A criteria should be used in order to prevent fraudulent transactions, errors, double spending and to correctly sort them in order.

The Nakamoto consensus is the consensus mechanism used in the Bitcoin blockchain. It has 4 pillars:

  • Proof of work
  • Block selection
  • Scarcity
  • Incentive structure

Proof of Work (PoW)

If I tell you that to call anyone you have to do 30 pushups every time and send me a video proving it, would you call so often? That’s proof of work. You’re making the call effortful (pushups are hard), valuable (it takes your time) and easily verifiable (the video).

Technically, proof of work is a way of an user to prove to verifiers that some computational effort has been done. This proof can also be easily verified by interested parties.

Proof of work mechanism binds real world value -electricity cost- with the blockchain transactions.

Because of this, the longest chain of the network is considered the valid one as it comes from the largest computational pool. Attacking the network would then require 51% of the computing power2.

Solving PoW puzzles involves generating a hash with a value smaller than a random target. Hashcash system.

By using proof of work, mining a block (which contains transactions stored) has a significant cost and makes transactions valuables. Value by code.

Block selection

How are the blocks selected? It’s based on who solves first the block PoW. As solving the PoW is stochastic, even though more computing power gives you more chances to win the block selection, it doesn’t guarantee that you will win the next block selection.

You’re buying more tickets to a lottery but you know that no one wins the lottery just by buying more tickets.

This mechanism prevents to know who will be the next to win the block selection so you cannot pervert the system by influencing the block miners. Equality by code.

Scarcity

Value is tightly related with availability. If something is widely available is not as valuable as something that is not. This has been the traditional system for storing value. Gold standard. The exception is now due to the fractional reserve banking system.

Bitcoin is scarce. Supply is limited to 21 million. It can only be generated by mining blocks, so supply is fixed by code. This is different from established currencies where supply is controlled by central banks. Scarcity by code.

Incentive structure

So what would you be getting if you’re a node trying to break the Bitcoin network? Your Bitcoins would lose value and it will cost you a lot of electricity as you would need at least a 51% of the computing power. That’s the incentives.

As Bitcoin is scarce and generating new Bitcoins and minting transactions is expensive, it incentives the network and users to cooperate in for maintaining and securing the system.

Miners want to contribute honestly with their blocks as they will be rewarded by Bitcoins which are scarce.

Also, if nodes try to manipulate or damage the network, their Bitcoins would lose value, so they would be also punished. Skin in the game by code.

How the blockchain works

Now let’s connect the dots using the tools previously described. For that you need to know the operation flow:

  • You have a unique signature (your pair of keys).
  • You execute one timestamped transaction to another user which has another signature.
  • This transaction is streamed over the network to all nodes.
  • Nodes collect transactions into blocks.
  • Nodes start trying to solve a proof-of-work, once solved, block is streamed over all nodes.
  • Nodes check the validity of all transactions inside the block (including double spending) checking hashes and the Merkle tree.
  • If the block is valid, they are chained together creating a record of linked blocks. For linking, it summarizes the contents creating a hash. The hash is linked in a Merkle tree.
  • The block is finally stored into the current longest blockchain.

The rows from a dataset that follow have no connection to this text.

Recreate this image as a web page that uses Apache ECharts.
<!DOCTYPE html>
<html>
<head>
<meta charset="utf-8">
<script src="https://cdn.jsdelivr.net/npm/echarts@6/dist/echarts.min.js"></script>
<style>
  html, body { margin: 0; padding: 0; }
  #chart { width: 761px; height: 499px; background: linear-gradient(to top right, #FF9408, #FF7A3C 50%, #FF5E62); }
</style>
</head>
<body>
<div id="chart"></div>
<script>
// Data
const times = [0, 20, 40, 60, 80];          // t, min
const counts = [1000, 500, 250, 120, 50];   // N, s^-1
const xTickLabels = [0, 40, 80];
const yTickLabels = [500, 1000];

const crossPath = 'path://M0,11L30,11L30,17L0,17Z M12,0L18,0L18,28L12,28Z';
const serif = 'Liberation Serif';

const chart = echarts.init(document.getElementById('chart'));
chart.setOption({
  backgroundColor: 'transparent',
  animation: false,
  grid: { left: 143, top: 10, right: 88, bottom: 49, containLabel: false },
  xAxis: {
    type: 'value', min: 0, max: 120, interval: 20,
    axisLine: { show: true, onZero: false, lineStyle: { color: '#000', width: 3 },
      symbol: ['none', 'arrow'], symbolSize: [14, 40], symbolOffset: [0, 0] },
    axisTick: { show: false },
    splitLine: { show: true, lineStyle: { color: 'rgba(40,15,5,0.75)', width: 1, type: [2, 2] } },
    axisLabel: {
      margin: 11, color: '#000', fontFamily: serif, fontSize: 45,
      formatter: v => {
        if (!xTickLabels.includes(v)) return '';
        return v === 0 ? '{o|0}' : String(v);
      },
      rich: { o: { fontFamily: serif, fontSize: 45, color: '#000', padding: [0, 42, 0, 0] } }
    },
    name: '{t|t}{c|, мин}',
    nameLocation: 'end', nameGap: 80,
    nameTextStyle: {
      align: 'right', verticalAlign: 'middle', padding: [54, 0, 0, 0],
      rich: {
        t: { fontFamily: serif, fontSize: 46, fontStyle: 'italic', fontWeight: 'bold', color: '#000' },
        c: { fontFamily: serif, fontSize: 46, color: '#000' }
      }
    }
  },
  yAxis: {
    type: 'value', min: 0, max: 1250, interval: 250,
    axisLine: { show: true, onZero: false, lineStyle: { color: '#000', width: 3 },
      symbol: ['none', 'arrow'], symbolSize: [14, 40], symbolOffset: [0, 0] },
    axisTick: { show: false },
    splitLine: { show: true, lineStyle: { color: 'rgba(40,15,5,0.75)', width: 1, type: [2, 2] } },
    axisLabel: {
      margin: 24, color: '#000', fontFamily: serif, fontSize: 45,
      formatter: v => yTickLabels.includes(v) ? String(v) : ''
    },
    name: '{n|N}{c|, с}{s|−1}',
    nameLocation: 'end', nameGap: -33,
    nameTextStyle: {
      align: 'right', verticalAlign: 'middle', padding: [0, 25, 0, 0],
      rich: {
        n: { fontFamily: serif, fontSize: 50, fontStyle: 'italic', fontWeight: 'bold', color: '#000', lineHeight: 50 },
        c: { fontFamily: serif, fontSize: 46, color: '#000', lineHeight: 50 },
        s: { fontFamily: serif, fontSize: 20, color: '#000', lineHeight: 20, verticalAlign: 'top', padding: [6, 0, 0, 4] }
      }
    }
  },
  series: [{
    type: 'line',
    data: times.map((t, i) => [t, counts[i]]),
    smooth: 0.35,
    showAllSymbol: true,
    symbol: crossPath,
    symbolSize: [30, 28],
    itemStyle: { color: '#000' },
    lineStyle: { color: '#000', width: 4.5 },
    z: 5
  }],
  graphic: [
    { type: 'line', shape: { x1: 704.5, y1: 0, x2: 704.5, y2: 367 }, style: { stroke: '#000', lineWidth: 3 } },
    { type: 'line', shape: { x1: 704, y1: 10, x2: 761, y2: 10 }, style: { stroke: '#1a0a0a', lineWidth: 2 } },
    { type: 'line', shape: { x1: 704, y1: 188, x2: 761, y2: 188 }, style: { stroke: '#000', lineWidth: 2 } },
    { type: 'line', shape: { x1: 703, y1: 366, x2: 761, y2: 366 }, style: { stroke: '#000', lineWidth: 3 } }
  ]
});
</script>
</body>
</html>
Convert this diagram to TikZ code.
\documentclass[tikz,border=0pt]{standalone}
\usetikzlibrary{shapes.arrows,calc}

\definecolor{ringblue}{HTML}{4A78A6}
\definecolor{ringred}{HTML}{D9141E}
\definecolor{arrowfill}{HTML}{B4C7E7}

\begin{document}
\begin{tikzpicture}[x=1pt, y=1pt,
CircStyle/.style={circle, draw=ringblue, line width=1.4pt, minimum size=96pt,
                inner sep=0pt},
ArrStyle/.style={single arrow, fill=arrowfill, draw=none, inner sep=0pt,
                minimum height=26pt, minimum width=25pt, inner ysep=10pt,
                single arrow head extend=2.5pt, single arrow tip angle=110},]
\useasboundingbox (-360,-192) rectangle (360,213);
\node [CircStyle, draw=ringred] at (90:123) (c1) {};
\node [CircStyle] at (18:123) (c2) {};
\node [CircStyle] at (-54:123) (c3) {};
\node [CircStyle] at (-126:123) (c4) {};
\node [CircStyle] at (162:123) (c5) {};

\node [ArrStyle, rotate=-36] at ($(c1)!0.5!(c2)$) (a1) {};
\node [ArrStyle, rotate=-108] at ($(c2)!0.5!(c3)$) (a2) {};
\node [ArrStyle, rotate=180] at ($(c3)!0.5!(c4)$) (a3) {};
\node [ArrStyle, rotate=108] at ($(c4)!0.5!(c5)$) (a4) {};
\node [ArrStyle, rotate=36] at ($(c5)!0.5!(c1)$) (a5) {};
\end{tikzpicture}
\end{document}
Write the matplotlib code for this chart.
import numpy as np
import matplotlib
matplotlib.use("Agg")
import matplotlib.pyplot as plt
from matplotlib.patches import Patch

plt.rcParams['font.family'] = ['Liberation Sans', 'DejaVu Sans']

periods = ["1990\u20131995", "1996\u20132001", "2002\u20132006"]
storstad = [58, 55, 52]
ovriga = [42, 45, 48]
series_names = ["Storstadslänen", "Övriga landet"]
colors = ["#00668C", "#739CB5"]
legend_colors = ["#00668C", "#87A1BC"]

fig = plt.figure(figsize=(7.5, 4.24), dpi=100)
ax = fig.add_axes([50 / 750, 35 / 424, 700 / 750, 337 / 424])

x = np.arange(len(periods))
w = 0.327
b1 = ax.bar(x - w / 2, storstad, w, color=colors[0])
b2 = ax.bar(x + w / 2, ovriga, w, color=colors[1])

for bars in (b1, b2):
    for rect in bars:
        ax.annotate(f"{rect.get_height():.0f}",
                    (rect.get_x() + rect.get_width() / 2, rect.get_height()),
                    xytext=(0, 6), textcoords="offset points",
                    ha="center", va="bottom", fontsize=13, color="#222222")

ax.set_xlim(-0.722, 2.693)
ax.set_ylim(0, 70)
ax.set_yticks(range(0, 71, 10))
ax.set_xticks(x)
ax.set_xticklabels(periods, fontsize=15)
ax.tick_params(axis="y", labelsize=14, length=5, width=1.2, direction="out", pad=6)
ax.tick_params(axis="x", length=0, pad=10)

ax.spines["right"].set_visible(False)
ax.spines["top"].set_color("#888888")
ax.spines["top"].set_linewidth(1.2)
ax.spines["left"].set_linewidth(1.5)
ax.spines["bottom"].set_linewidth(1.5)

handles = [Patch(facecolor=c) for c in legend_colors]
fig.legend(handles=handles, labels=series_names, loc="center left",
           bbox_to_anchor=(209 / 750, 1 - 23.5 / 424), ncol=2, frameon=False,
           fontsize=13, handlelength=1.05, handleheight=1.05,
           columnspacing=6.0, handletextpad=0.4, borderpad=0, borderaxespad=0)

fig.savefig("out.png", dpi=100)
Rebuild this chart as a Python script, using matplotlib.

So in the end we have a big list of timestamped signed transactions grouped into blocks with a solved proof of work. Each block is summarized with a hash and blocks are chained with their hashes generating an easily verifiable Merkle tree.


Footnotes

1 Your identity could be anonymous, but you would have an unique identity that no one can impersonate.

2 51% attack allows attackers to revert transactions by regenerating the last block with other transactions. That would make dissapear the transactions of that block.